Cordero studied architecture at the University of Cuenca, of which he later served as dean in 1989–1991 and 1994–1996. He graduated 1975, absolved a post-gradual program in Brazil until 1977 and obtained later a Master's degree in Urbanism at the Complutense University of Madrid in 2007. He has been a professor at his alma mater since 1977 and has been involved in international architectural organizations such as Sociedad Interamericana de Planificación.
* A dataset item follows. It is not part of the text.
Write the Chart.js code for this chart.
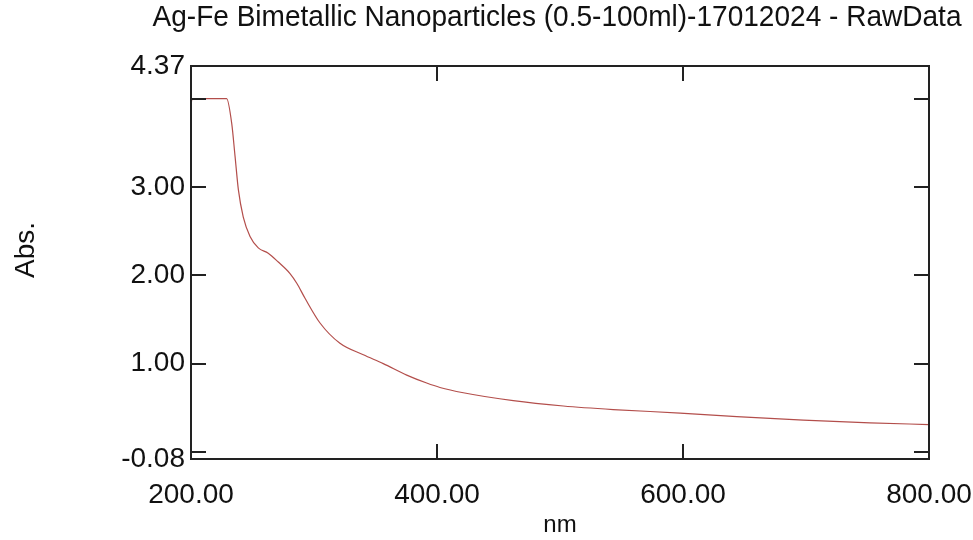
<!DOCTYPE html>
<html>
<head>
<meta charset="utf-8">
<title>Ag-Fe Bimetallic Nanoparticles - RawData</title>
<script src="https://cdn.jsdelivr.net/npm/chart.js@4.4.1/dist/chart.umd.min.js"></script>
<style>
  body { margin: 0; background: #fff; }
  #wrap { width: 973px; height: 540px; }
</style>
</head>
<body>
<div id="wrap"><canvas id="myChart" width="973" height="540"></canvas></div>
<script>
const titleText = 'Ag-Fe Bimetallic Nanoparticles (0.5-100ml)-17012024 - RawData';

// wavelength (nm) / absorbance
const wavelength = [200, 201, 229, 233.1, 235.8, 238.5, 242.5, 248, 254.7, 262.8, 271, 280.5, 286, 292.7,
  304.9, 321.1, 340.1, 356.3, 375.4, 391.6, 402.4, 421.4, 462, 502.7, 543.3, 597.6, 643.7, 697.8, 752, 800];
const absorbance = [3.94, 4.0, 4.0, 3.72, 3.35, 2.97, 2.66, 2.44, 2.31, 2.25, 2.15, 2.02, 1.91, 1.74,
  1.46, 1.23, 1.10, 1.00, 0.87, 0.78, 0.73, 0.67, 0.58, 0.52, 0.48, 0.44, 0.40, 0.36, 0.33, 0.31];

const xLabels = [200, 400, 600, 800];
const xTickMarks = [400, 600];
const yLabels = [-0.08, 1, 2, 3, 4.37];
const yTickMarks = [0, 1, 2, 3, 4];

const points = wavelength.map((w, i) => ({ x: w, y: absorbance[i] }));

// box round the plot, inward tick marks, title and the rotated y title
const frameAndTicks = {
  id: 'frameAndTicks',
  afterDraw(chart) {
    const { ctx, chartArea: a, scales: { x, y } } = chart;
    ctx.save();
    ctx.strokeStyle = '#222';
    ctx.lineWidth = 2;
    ctx.strokeRect(a.left, a.top, a.right - a.left, a.bottom - a.top);
    ctx.beginPath();
    yTickMarks.forEach(v => {
      const py = Math.round(y.getPixelForValue(v));
      ctx.moveTo(a.left, py); ctx.lineTo(a.left + 15, py);
      ctx.moveTo(a.right, py); ctx.lineTo(a.right - 15, py);
    });
    xTickMarks.forEach(v => {
      const px = Math.round(x.getPixelForValue(v));
      ctx.moveTo(px, a.top); ctx.lineTo(px, a.top + 15);
      ctx.moveTo(px, a.bottom); ctx.lineTo(px, a.bottom - 15);
    });
    ctx.stroke();

    ctx.fillStyle = '#111';
    ctx.textAlign = 'center';
    ctx.textBaseline = 'middle';
    // no narrow face installed, so squeeze the regular one to the title's width
    ctx.font = '30px "Liberation Sans Narrow", "Liberation Sans", Arial, sans-serif';
    ctx.fillText(titleText, 557, 18, 809);

    ctx.font = '28px "Liberation Sans", Arial, sans-serif';
    ctx.translate(26, 250);
    ctx.rotate(-Math.PI / 2);
    ctx.fillText('Abs.', 0, 0);
    ctx.restore();
  }
};

const ctx = document.getElementById('myChart').getContext('2d');
const myChart = new Chart(ctx, {
  type: 'line',
  data: {
    datasets: [{
      label: 'RawData',
      data: points,
      borderColor: '#b34e4b',
      borderWidth: 1.2,
      pointRadius: 0,
      cubicInterpolationMode: 'monotone',
      fill: false
    }]
  },
  options: {
    responsive: false,
    animation: false,
    layout: { padding: { left: 0, right: 44, top: 66, bottom: 0 } },
    plugins: {
      legend: { display: false },
      tooltip: { enabled: false },
      title: { display: false }
    },
    scales: {
      x: {
        type: 'linear',
        min: 200,
        max: 800,
        grid: { display: false, drawTicks: false },
        border: { display: false },
        afterBuildTicks: s => { s.ticks = xLabels.map(v => ({ value: v })); },
        afterFit: s => { s.height = 81; s.paddingLeft = 0; s.paddingRight = 0; },
        ticks: {
          autoSkip: false,
          maxRotation: 0,
          padding: 19,
          color: '#111',
          font: { family: '"Liberation Sans", Arial', size: 28 },
          callback: v => v.toFixed(2)
        },
        title: {
          display: true,
          text: 'nm',
          color: '#111',
          font: { family: '"Liberation Sans", Arial', size: 24 },
          padding: { top: 0, bottom: 0 }
        }
      },
      y: {
        min: -0.08,
        max: 4.37,
        grid: { display: false, drawTicks: false },
        border: { display: false },
        afterBuildTicks: s => { s.ticks = yLabels.map(v => ({ value: v })); },
        afterFit: s => { s.width = 191; s.paddingTop = 0; s.paddingBottom = 0; },
        ticks: {
          autoSkip: false,
          padding: 6,
          color: '#111',
          font: { family: '"Liberation Sans", Arial', size: 28 },
          callback: v => v.toFixed(2)
        }
      }
    }
  },
  plugins: [frameAndTicks]
});
</script>
</body>
</html>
He was elected mayor of Cuenca in 1996 and was reelected for a second term in 2000. As such he won 2004 a prize for the best work as mayor in Ecuador among 22 participants. 2006 Cueva was elected member of the Ecuadorian Congress as the most voted candidate in the country and 2007 of the Ecuadorian Constituent Assembly.

Cordero Cueva was later elected President of the National Assembly, and was appointed Minister of National Defense on September 26, 2014, a position he served through March 1, 2016. He succeeded María Fernanda Espinosa, and was himself succeeded by Ricardo Patiño.

Cordero Cueva is married to Nelly Carvallo and has three children.